The ReNu2Farm project partner Nutrient Management Institute from the Netherlands performed a three years field trial with biowaste compost as a recycling-derived fertiliser. The compost was compared with other organic fertilisers such as cattle slurry as well as with mineral fertiliser in a maize crop on sandy soil. The objective of the trial was to investigate to what extent the functioning of the top soil layer of leachable sandy soil can be improved by increasing the organic matter content and the related soil functions, without leading to an increase in nitrate leaching.
A three-year application of organic residues and soil improvers does not lead to significant differences in organic matter content, maize yield and Nmin stock after harvest for the same input of active nutrients. However, there were positive effects on aggregate stability, moisture retention capacity and infiltration capacity of the soil.

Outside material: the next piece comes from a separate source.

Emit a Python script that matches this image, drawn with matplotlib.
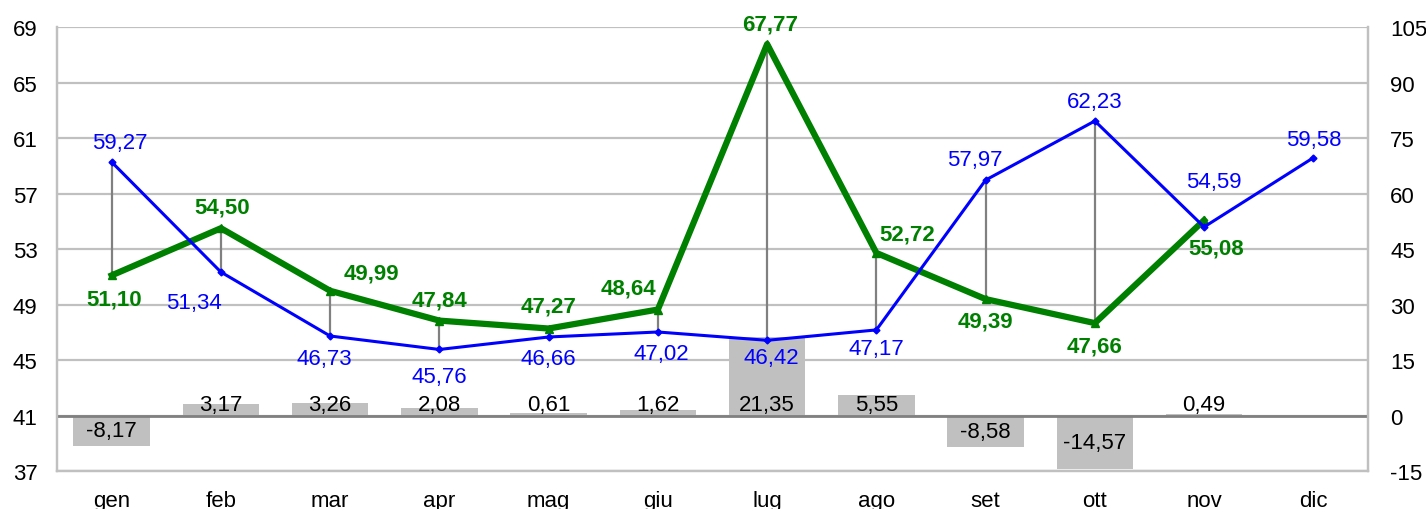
import numpy as np
import matplotlib.pyplot as plt

plt.rcParams['font.family'] = ['Liberation Sans', 'DejaVu Sans']
plt.rcParams['axes.unicode_minus'] = False

# Monthly series
mesi = ['gen', 'feb', 'mar', 'apr', 'mag', 'giu', 'lug', 'ago', 'set', 'ott', 'nov', 'dic']
blu = [59.27, 51.34, 46.73, 45.76, 46.66, 47.02, 46.42, 47.17, 57.97, 62.23, 54.59, 59.58]
verde = [51.10, 54.50, 49.99, 47.84, 47.27, 48.64, 67.77, 52.72, 49.39, 47.66, 55.08, np.nan]
diff = [-8.17, 3.17, 3.26, 2.08, 0.61, 1.62, 21.35, 5.55, -8.58, -14.57, 0.49, np.nan]

# label offsets in pixels (dx, dy) from each point
off_blu = [(8, 20), (-27, -30), (-6, -22), (0, -27), (0, -22), (3, -22),
           (4, -17), (0, -19), (-11, 21), (0, 19), (10, 45), (0, 18)]
off_verde = [(2, -24), (1, 21), (41, 18), (0, 21), (0, 23), (-29, 22),
             (3, 20), (31, 19), (0, -22), (0, -23), (12, -28), (0, 0)]

FS = 16

def fmt(v):
    return f'{v:.2f}'.replace('.', ',')

fig = plt.figure(figsize=(14.26, 5.10), dpi=100)
ax = fig.add_axes([0.040, 0.0745, 0.9193, 0.8705])
ax2 = ax.twinx()
x = np.arange(len(mesi))

# bars on the right scale
grigio = '#c0c0c0'
ax.set_ylim(-15, 105)
ax.set_xlim(-0.5, 11.5)
ax.set_yticks(np.arange(-15, 106, 15))
ax.grid(axis='y', color=grigio, lw=1.6)
ax.set_axisbelow(True)
ax.bar(x, diff, width=0.7, color=grigio, zorder=2)
ax.axhline(0, color='#808080', lw=2, zorder=3)
for xi, d in zip(x, diff):
    if np.isnan(d):
        continue
    if d >= 0:
        ax.annotate(fmt(d), (xi, 0), xytext=(0, 1), textcoords='offset pixels',
                    ha='center', va='bottom', fontsize=FS, color='black', zorder=4)
    else:
        ax.text(xi, d / 2, fmt(d), ha='center', va='center', fontsize=FS,
                color='black', zorder=4)

# lines on the left scale
ax2.set_ylim(37, 69)
ax2.set_yticks(np.arange(37, 70, 4))

# vertical connectors between the two series
for xi, b, v in zip(x, blu, verde):
    if not np.isnan(v):
        ax2.plot([xi, xi], [b, v], color='#808080', lw=1.6, zorder=1)

ax2.plot(x, verde, color='#008000', lw=4.5, marker='^', ms=6, zorder=3)
ax2.plot(x, blu, color='#0000ff', lw=2.2, marker='D', ms=3.5, zorder=4)

for xi, v, o in zip(x, blu, off_blu):
    ax2.annotate(fmt(v), (xi, v), xytext=o, textcoords='offset pixels',
                 ha='center', va='center', fontsize=FS, color='#0000ff', zorder=5)
for xi, v, o in zip(x, verde, off_verde):
    if np.isnan(v):
        continue
    ax2.annotate(fmt(v), (xi, v), xytext=o, textcoords='offset pixels',
                 ha='center', va='center', fontsize=FS, color='#008000',
                 fontweight='bold', zorder=5)

# right scale on the right, left scale on the left
ax.yaxis.tick_right()
ax2.yaxis.tick_left()

ax.set_xticks(x)
ax.set_xticklabels(mesi)
for a in (ax, ax2):
    a.tick_params(length=0, labelsize=FS, colors='black')
    for s in a.spines.values():
        s.set_color(grigio)
        s.set_linewidth(1.6)
    a.spines['top'].set_visible(False)
ax.tick_params(axis='x', pad=14)
ax.tick_params(axis='y', pad=16)
ax2.tick_params(axis='y', pad=14)

fig.savefig('out.png', dpi=100)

In the long term, the treatments with the highest organic matter supply (high dose of compost and cattle manure with grass clippings) lead to the greatest increase in organic matter content. This is shown by model calculations carried out in addition to the field trials.
Effects of hot, dry summers
Summers in the years 2018-2020 were warmer and drier than average. The effect differed between the two locations of the trial. On the dry sandy soil where no irrigation was possible, this led to very early harvests, low yields, high Nmin stocks after harvest, and well-developed green manures. In practice, on dry sandy soils, this means that if warm, dry summers lead to low maize yields and higher Nmin stocks after harvest, the timely sowing of green manures is crucial to prevent nitrate leaching. On the lower lying sandy soil, where it was possible to irrigate, the yields were higher and the N-min stocks after the harvest lowered over time. In practice this means that on sandy soils with sufficient rainfall it is important to keep the N-supply of the soil at the right level, so that sufficient nitrogen remains available for the crop. The use of organic fertilisers, such as compost, and the cultivation of a successful catch crop in the autumn can contribute to this.
More detailed ReNu2Farm reports on the field trial results as well as a handbook of best-practice fertilisation management will be published in the coming months.